As of 2010, over 20 million ha of conifer forest in Western North America have been decimated by an outbreak of bark beetles and their accompanying fungal pathogen that started in the early 21st century. Beetle disturbance is common in forest ecosystems across the globe, but given the enormity of the current epidemic, little is known about how these forests will respond in the short or long-term with respect to water and biogeochemical cycling, vegetation recovery and productivity, and their role in climate change. The goal of this study was to quantify the short-term impacts on nitrogen (N) cycling between plant litter, soil, and air. We hypothesized that litter N inputs, soil N availability, microbial biomass-N, and nitrous oxide (N2O) emissions would increase with degree of beetle mortality for at least three years following attack. We tested our hypotheses in a lodgepole pine forest in southeastern Wyoming in which stands of varying age, tree density, and beetle infestation co-occur. Soil and litter inorganic N, microbial biomass N, dissolved organic N, and N2O emissions were measured over a three year period.
Results/Conclusions
Our results suggest that soil and litter mineral, labile organic, and microbial biomass N increased in the stands with greatest beetle-induced mortality three years after the infestation compared to uninfested stands.
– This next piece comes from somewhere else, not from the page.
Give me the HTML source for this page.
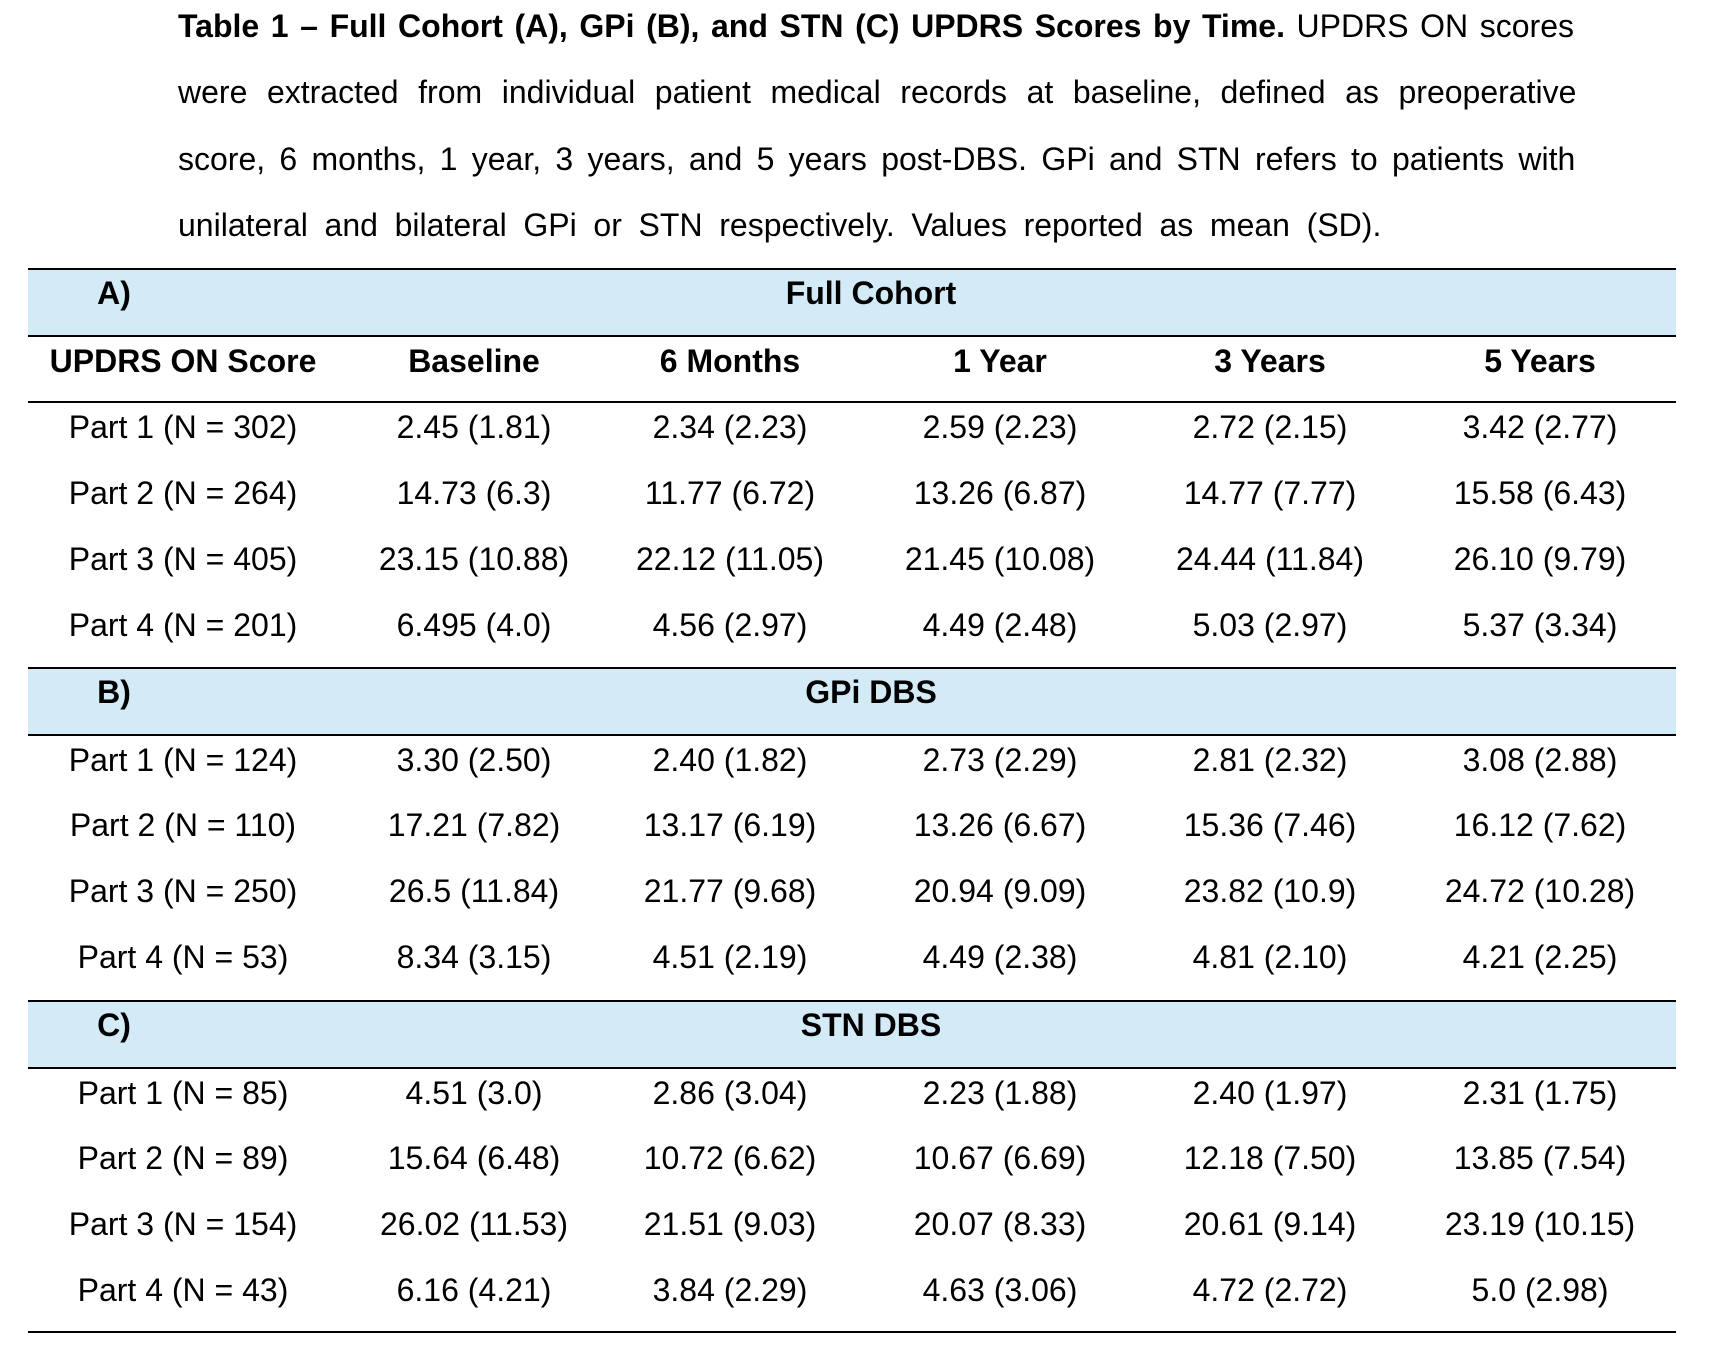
<!DOCTYPE html>
<html><head><meta charset="utf-8"><style>
body{margin:0;width:1726px;height:1354px;background:#fff;position:relative;overflow:hidden;font-family:"Liberation Sans",sans-serif;color:#000}
.cap{position:absolute;left:178px;font-size:32px;white-space:nowrap;line-height:38px}
.band{position:absolute;left:28px;width:1648px;background:#d2ebf7}
.hl{position:absolute;left:28px;width:1648px;height:2px;background:#000}
.c{position:absolute;width:300px;text-align:center;font-size:32px;line-height:38px;white-space:nowrap}
.b{font-weight:bold}
</style></head><body>
<div class="cap" style="top:7px;word-spacing:2.7px"><b>Table 1 – Full Cohort (A), GPi (B), and STN (C) UPDRS Scores by Time.</b> UPDRS ON scores</div>
<div class="cap" style="top:73px;word-spacing:10.7px">were extracted from individual patient medical records at baseline, defined as preoperative</div>
<div class="cap" style="top:140px;word-spacing:5.4px">score, 6 months, 1 year, 3 years, and 5 years post-DBS. GPi and STN refers to patients with</div>
<div class="cap" style="top:206px;word-spacing:7.8px">unilateral and bilateral GPi or STN respectively. Values reported as mean (SD).</div>

<div class="band" style="top:269px;height:67px"></div>
<div class="band" style="top:668px;height:67px"></div>
<div class="band" style="top:1001px;height:67px"></div>
<div class="hl" style="top:268px"></div>
<div class="hl" style="top:335px"></div>
<div class="hl" style="top:401px"></div>
<div class="hl" style="top:667px"></div>
<div class="hl" style="top:734px"></div>
<div class="hl" style="top:1000px"></div>
<div class="hl" style="top:1067px"></div>
<div class="hl" style="top:1331px"></div>

<div id="t"></div>
<script>
const cx=[183,474,730,1000,1270,1540];
let h='';
function row(y,cells,bold){cells.forEach((t,i)=>{h+=`<div class="c${bold?' b':''}" style="left:${cx[i]-150}px;top:${y-19}px">${t}</div>`;});}
function band(y,l,t){h+=`<div class="c b" style="left:${114-150}px;top:${y-19}px">${l}</div><div class="c b" style="left:${871-150}px;top:${y-19}px">${t}</div>`;}
band(293,'A)','Full Cohort');
row(361,['UPDRS ON Score','Baseline','6 Months','1 Year','3 Years','5 Years'],true);
const A=[['Part 1 (N = 302)','2.45 (1.81)','2.34 (2.23)','2.59 (2.23)','2.72 (2.15)','3.42 (2.77)'],
['Part 2 (N = 264)','14.73 (6.3)','11.77 (6.72)','13.26 (6.87)','14.77 (7.77)','15.58 (6.43)'],
['Part 3 (N = 405)','23.15 (10.88)','22.12 (11.05)','21.45 (10.08)','24.44 (11.84)','26.10 (9.79)'],
['Part 4 (N = 201)','6.495 (4.0)','4.56 (2.97)','4.49 (2.48)','5.03 (2.97)','5.37 (3.34)']];
const B=[['Part 1 (N = 124)','3.30 (2.50)','2.40 (1.82)','2.73 (2.29)','2.81 (2.32)','3.08 (2.88)'],
['Part 2 (N = 110)','17.21 (7.82)','13.17 (6.19)','13.26 (6.67)','15.36 (7.46)','16.12 (7.62)'],
['Part 3 (N = 250)','26.5 (11.84)','21.77 (9.68)','20.94 (9.09)','23.82 (10.9)','24.72 (10.28)'],
['Part 4 (N = 53)','8.34 (3.15)','4.51 (2.19)','4.49 (2.38)','4.81 (2.10)','4.21 (2.25)']];
const C=[['Part 1 (N = 85)','4.51 (3.0)','2.86 (3.04)','2.23 (1.88)','2.40 (1.97)','2.31 (1.75)'],
['Part 2 (N = 89)','15.64 (6.48)','10.72 (6.62)','10.67 (6.69)','12.18 (7.50)','13.85 (7.54)'],
['Part 3 (N = 154)','26.02 (11.53)','21.51 (9.03)','20.07 (8.33)','20.61 (9.14)','23.19 (10.15)'],
['Part 4 (N = 43)','6.16 (4.21)','3.84 (2.29)','4.63 (3.06)','4.72 (2.72)','5.0 (2.98)']];
[427,493,559,625].forEach((y,i)=>row(y,A[i]));
band(692,'B)','GPi DBS');
[760,825,891,957].forEach((y,i)=>row(y,B[i]));
band(1025,'C)','STN DBS');
[1093,1158,1224,1290].forEach((y,i)=>row(y,C[i]));
document.getElementById('t').innerHTML=h;
</script>
</body></html>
These observations corresponded with higher soil moisture content in beetle impacted stands. The contribution of litter to soil N was greatest in stands with beetle impact. This finding coincides with past research that has shown beetle-killed needle litter has higher N concentrations compared to living tree needle litter. Our previous study showed higher N2O emissions from soils in stands that had highest available N and moisture, suggesting that ecological disturbance can contribute to greenhouse warming via its effects on N cycling. These results also suggest that forest mortality is associated with a ‘pulse’ in soil resource availability that has implications for succession. On-going research in our study area is investigating the duration of the resource pulse and subsequent changes in succession that will likely vary when compared to better understood disturbances such as clear-cutting and fire.